The core question
Every analytic — from near-dupe detection to GenAI Q&A — has a cost. That cost is worth paying only when it eliminates more review time than it costs to run. This reference gives you the shortcuts to answer that question at the SOW stage, before you commit.
Break-even matrix
| Analytic | Min corpus | Sweet spot | Best when |
| Near-duplicate | Any | Any | Always. It's cheap and it works. |
| Email threading (inclusive) | > 5k emails | 50k–2M emails | Volume is email-heavy; threading is standard practice. |
| Concept clustering | ~30k | 75k–500k | Corpus is text-rich and you don't know the vocabulary yet. |
| Communication analytics | ~10k emails/msgs | 50k+ comms | Custodian identification matters; social-graph analysis needed. |
| Entity extraction / PII | Any | Any regulated-data matter | You need to find named entities or PII at scale. |
| TAR 2 · CAL | ~30k | 75k–2M | Corpus is large, richness is moderate, reviewer hours are the constraint. |
| GenAI summarization | Any | 10k–200k | Documents are long-form (contracts, reports); reviewer time on first-read is the bottleneck. |
| GenAI Q&A | Any | Not size-driven — task-driven | Investigation phase, deposition prep, or issue-focused fact-finding. |
What vendors tend to charge for
- Fixed setup / index build — often one-time per matter.

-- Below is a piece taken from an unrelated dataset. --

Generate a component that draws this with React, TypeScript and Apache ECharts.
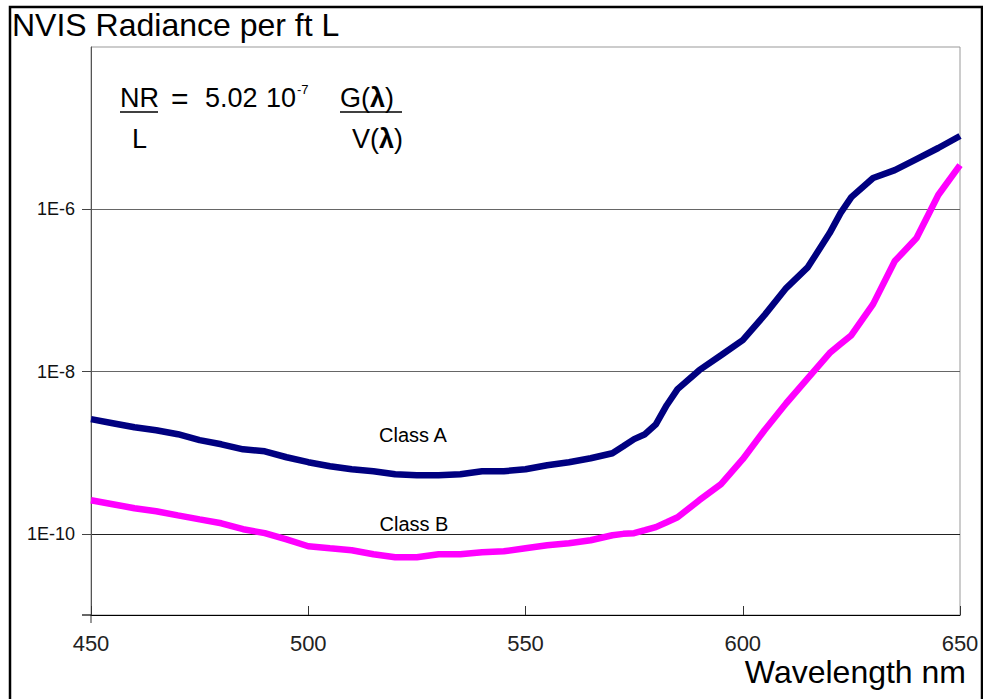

- Per-document processed — the recurring cost that scales with corpus.
- Per-query, per-search — some AI-enabled search charges apply here.
- Per-model-call — GenAI tools price per LLM API call, sometimes with token pass-through.
- Regex vs. AI-search premiums — many platforms charge more for AI-enabled searches than for regular boolean; ask.
The pricing trap
Vendors quote list price. On matters of any size, negotiate. On matters of significant size, do not accept the first quote — competitive pricing exists. Fair is fair.